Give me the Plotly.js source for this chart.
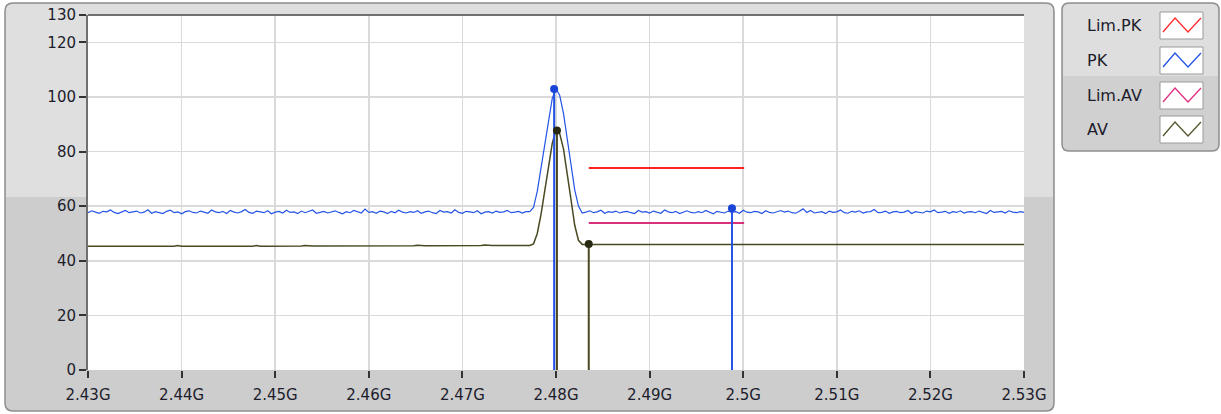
<!DOCTYPE html>
<html>
<head>
<meta charset="utf-8">
<script src="https://cdn.plot.ly/plotly-3.0.1.min.js"></script>
<style>html,body{margin:0;padding:0;background:#fff;}#chart{width:1221px;height:414px;}</style>
</head>
<body>
<div id="chart"></div>
<script>
// ---- sweep (GHz) ----
const fStart = 2.43;
const fStep = 0.0004;

// ---- PK trace (dBuV) ----
const pkLevel = [
57.6,58.3,57.8,57.4,58.1,57.9,58.6,57.7,57.3,58.0,
58.4,57.6,57.9,58.2,57.5,57.8,58.7,57.4,58.0,57.7,
57.3,58.1,58.5,57.6,57.9,57.2,58.0,58.3,57.7,57.5,
58.2,57.8,57.4,58.6,57.9,57.6,58.1,57.3,58.4,57.8,
57.5,58.0,58.8,57.7,57.4,58.2,57.9,57.6,58.3,57.2,
57.8,58.1,57.5,58.5,57.7,57.9,57.3,58.2,57.6,58.0,
58.6,57.4,57.8,58.1,57.5,57.9,58.3,57.7,57.2,58.0,
57.6,58.4,57.8,57.5,58.9,57.7,58.0,57.4,58.2,57.9,
57.3,58.1,57.6,58.5,57.8,57.5,58.0,57.7,58.3,57.4,
57.9,58.2,57.6,57.3,58.4,57.8,58.0,57.5,58.7,57.7,
57.4,58.1,57.9,57.6,58.3,57.2,57.8,58.0,57.5,58.2,
57.7,57.9,58.4,57.6,57.8,58.1,57.5,58.0,
58.0,59.5,65.5,74.0,83.0,92.0,99.5,103.0,100.5,94.0,85.0,75.0,66.0,60.0,57.5,
57.8,58.3,57.6,57.9,58.5,57.4,58.0,57.7,58.2,57.5,
57.9,58.1,57.6,57.3,58.4,57.8,58.0,57.5,58.2,57.7,
57.4,58.6,57.9,57.6,58.1,57.3,57.8,58.3,57.7,57.5,
58.0,57.6,58.4,57.9,57.2,58.1,57.8,57.5,58.2,57.7,
58.0,57.4,58.5,57.8,57.6,58.1,57.9,57.3,58.3,57.7,
57.5,58.0,58.4,57.8,58.2,57.6,57.4,58.1,59.0,57.7,
58.4,57.5,57.8,58.0,57.3,58.2,57.7,57.9,58.6,57.6,
57.4,58.1,57.8,58.3,57.5,57.9,58.0,58.8,57.6,57.7,
58.2,57.4,57.9,58.1,57.6,57.8,58.4,57.3,58.0,57.7,
57.5,58.2,57.9,58.6,57.6,57.8,58.1,57.4,58.0,57.7,
58.3,57.5,57.9,58.0,57.6,58.2,57.8,57.3,58.4,57.7,
57.9,58.1,57.5,58.3,57.8,57.6,58.0,57.7
];

// ---- AV trace (dBuV) ----
const avLevel = [
45.3,45.3,45.3,45.3,45.3,45.3,45.3,45.3,45.3,45.3,
45.3,45.3,45.3,45.3,45.3,45.3,45.3,45.3,45.3,45.3,
45.3,45.3,45.3,45.3,45.6,45.3,45.3,45.3,45.3,45.3,
45.3,45.3,45.3,45.3,45.3,45.3,45.5,45.3,45.3,45.5,
45.5,45.3,45.3,45.3,45.3,45.6,45.3,45.3,45.3,45.5,
45.3,45.3,45.4,45.4,45.4,45.4,45.4,45.4,45.6,45.4,
45.4,45.4,45.4,45.4,45.4,45.4,45.4,45.4,45.4,45.4,
45.4,45.4,45.4,45.6,45.4,45.4,45.4,45.4,45.4,45.4,
45.5,45.5,45.5,45.5,45.5,45.5,45.5,45.5,45.7,45.5,
45.5,45.5,45.5,45.5,45.5,45.5,45.5,45.5,45.5,45.5,
45.6,45.6,45.6,45.6,45.6,45.6,45.8,45.6,45.6,45.6,
45.6,45.6,45.6,45.6,45.6,45.6,45.6,45.6,
45.6,46.2,50.0,57.0,65.5,74.5,83.0,88.0,86.5,81.0,72.5,62.5,53.0,47.5,46.0,
46.0,46.0,46.0,46.0,46.0,46.0,46.0,46.0,46.0,46.0,
46.0,46.0,46.0,46.1,46.0,46.0,46.0,46.0,46.0,46.0,
46.0,46.0,46.0,46.0,46.0,46.0,46.0,46.0,46.0,46.0,
46.0,46.0,46.0,46.0,46.0,46.0,46.0,46.0,46.0,46.0,
46.0,46.0,46.0,46.0,46.1,46.0,46.0,46.0,46.0,46.0,
46.0,46.0,46.0,46.0,46.0,46.0,46.0,46.0,46.0,46.0,
46.0,46.0,46.0,46.0,46.0,46.0,46.0,46.0,46.0,46.0,
46.0,46.0,46.0,46.0,46.0,46.1,46.0,46.0,46.0,46.0,
46.0,46.0,46.0,46.0,46.0,46.0,46.0,46.0,46.0,46.0,
46.0,46.0,46.0,46.0,46.0,46.0,46.0,46.0,46.0,46.0,
46.0,46.0,46.0,46.0,46.0,46.0,46.0,46.0,46.0,46.0,
46.0,46.0,46.0,46.0,46.0,46.0,46.0,46.0
];

// ---- limit lines ----
const limFreq = [2.4835, 2.5001];
const limPK = [74.0, 74.0];
const limAV = [53.8, 53.8];

// ---- markers ----
const pkMarkFreq = [2.4798, 2.4988];
const pkMarkLevel = [102.9, 59.2];
const avMarkFreq = [2.4801, 2.4835];
const avMarkLevel = [87.7, 46.1];

// ---- axes ----
const xTickVals = [2.43,2.44,2.45,2.46,2.47,2.48,2.49,2.50,2.51,2.52,2.53];
const xTickText = ['2.43G','2.44G','2.45G','2.46G','2.47G','2.48G','2.49G','2.5G','2.51G','2.52G','2.53G'];
const yTickVals = [0,20,40,60,80,100,120,130];
const yTickText = ['0','20','40','60','80','100','120','130'];

// ---- legend ----
const legendNames = ['Lim.PK','PK','Lim.AV','AV'];
const legendColors = ['#ff2a2a','#2454e6','#e0307f','#55552e'];

const colPK = '#2454e6', colAV = '#4a4a22', colLimPK = '#ff2020', colLimAV = '#d8307a';

const freq = pkLevel.map((_, i) => fStart + i * fStep);

function stems(xs, ys) {
  const x = [], y = [];
  xs.forEach((v, i) => { x.push(v, v, null); y.push(0, ys[i], null); });
  return {x, y};
}
const pkStem = stems(pkMarkFreq, pkMarkLevel);
const avStem = stems(avMarkFreq, avMarkLevel);

const traces = [
  {x: freq, y: avLevel, mode: 'lines', line: {color: colAV, width: 1.5}, name: 'AV'},
  {x: freq, y: pkLevel, mode: 'lines', line: {color: colPK, width: 1.2}, name: 'PK'},
  {x: limFreq, y: limPK, mode: 'lines', line: {color: colLimPK, width: 2}, name: 'Lim.PK'},
  {x: limFreq, y: limAV, mode: 'lines', line: {color: colLimAV, width: 2}, name: 'Lim.AV'},
  {x: avStem.x, y: avStem.y, mode: 'lines', line: {color: colAV, width: 2}, showlegend: false},
  {x: pkStem.x, y: pkStem.y, mode: 'lines', line: {color: colPK, width: 2}, showlegend: false},
  {x: avMarkFreq, y: avMarkLevel, mode: 'markers', marker: {color: '#2a2a12', size: 8}, showlegend: false},
  {x: pkMarkFreq, y: pkMarkLevel, mode: 'markers', marker: {color: '#1a44d8', size: 8}, showlegend: false}
];

// pixel -> paper helpers (plot area 88..1024 x 15..370)
const PL = 88, PT = 15, PW = 936, PH = 355;
const X = px => (px - PL) / PW;
const Y = py => (PT + PH - py) / PH;
function rr(x0, y0, x1, y1, r, rb) {
  const a = X(x0), b = X(x1), c = Y(y0), d = Y(y1), rx = r / PW, ry = r / PH;
  const rbx = rb / PW, rby = rb / PH;
  return `M ${a+rx},${c} L ${b-rx},${c} Q ${b},${c} ${b},${c-ry} L ${b},${d+rby} Q ${b},${d} ${b-rbx},${d} L ${a+rbx},${d} Q ${a},${d} ${a},${d+rby} L ${a},${c-ry} Q ${a},${c} ${a+rx},${c} Z`;
}
const shp = (path, fill, lc, lw) => ({type: 'path', xref: 'paper', yref: 'paper', path, fillcolor: fill, line: {color: lc, width: lw}, layer: 'below'});

const shapes = [
  // main panel
  shp(rr(5, 3, 1054, 411, 8, 8), '#cdcdcd', 'rgba(0,0,0,0)', 0),
  shp(rr(6, 4, 1053, 197, 7, 0), '#dfdfdf', 'rgba(0,0,0,0)', 0),
  shp(rr(5, 3, 1054, 411, 8, 8), 'rgba(0,0,0,0)', '#8e8e8e', 1.5),
  // plot area
  {type: 'rect', xref: 'paper', yref: 'paper', x0: 0, x1: 1, y0: 0, y1: 1, fillcolor: '#ffffff', line: {width: 0}, layer: 'below'},
  // legend panel
  shp(rr(1062, 3, 1219, 151, 7, 7), '#d0d0d0', 'rgba(0,0,0,0)', 0),
  shp(rr(1063, 4, 1218, 76, 6, 0), '#dedede', 'rgba(0,0,0,0)', 0),
  shp(rr(1062, 3, 1219, 151, 7, 7), 'rgba(0,0,0,0)', '#8e8e8e', 1.5),
  // top border of plot
  {type: 'line', xref: 'paper', yref: 'paper', x0: 0, x1: 1, y0: 1, y1: 1, line: {color: '#707070', width: 2}, layer: 'above'}
];

const annotations = [];
const boxTops = [12, 47, 82, 116];
legendNames.forEach((name, i) => {
  const top = boxTops[i], bot = top + 27;
  shapes.push({type: 'rect', xref: 'paper', yref: 'paper', x0: X(1160), x1: X(1203), y0: Y(bot), y1: Y(top),
    fillcolor: '#ffffff', line: {color: '#9a9a9a', width: 1}, layer: 'below'});
  const lo = Y(bot - 7), hi = Y(top + 6);
  shapes.push({type: 'path', xref: 'paper', yref: 'paper',
    path: `M ${X(1163)},${lo} L ${X(1175)},${hi} L ${X(1188)},${lo} L ${X(1201)},${hi}`,
    line: {color: legendColors[i], width: 1.3}, layer: 'above'});
  annotations.push({xref: 'paper', yref: 'paper', x: X(1085), y: Y((top + bot) / 2), xanchor: 'left', yanchor: 'middle',
    text: name, showarrow: false, font: {family: 'DejaVu Sans', size: 16, color: '#1c1c2c'}});
});

const layout = {
  width: 1221, height: 414,
  margin: {l: PL, r: 1221 - PL - PW, t: PT, b: 414 - PT - PH},
  paper_bgcolor: '#ffffff', plot_bgcolor: '#ffffff',
  showlegend: false,
  font: {family: 'DejaVu Sans', size: 15, color: '#1c1c2c'},
  xaxis: {range: [2.43, 2.53], tickvals: xTickVals, ticktext: xTickText, showgrid: true, gridcolor: '#dadada', gridwidth: 1.5,
    zeroline: false, showline: false, ticks: 'outside', ticklen: 7, tickwidth: 2, tickcolor: '#333333', fixedrange: true,
    ticklabelstandoff: 4},
  yaxis: {range: [0, 130], tickvals: yTickVals, ticktext: yTickText, showgrid: true, gridcolor: '#dadada', gridwidth: 1.5,
    zeroline: false, showline: true, linecolor: '#707070', linewidth: 2, ticks: 'outside', ticklen: 7, tickwidth: 2,
    tickcolor: '#333333', fixedrange: true},
  shapes, annotations
};

Plotly.newPlot('chart', traces, layout, {staticPlot: true, displayModeBar: false});
</script>
</body>
</html>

[EXERCISE INSTRUCTIONS]: Using the material above, count the lines containing the word "chart". Reply with the number alone.

[ANSWER TO THE EXERCISE]: 4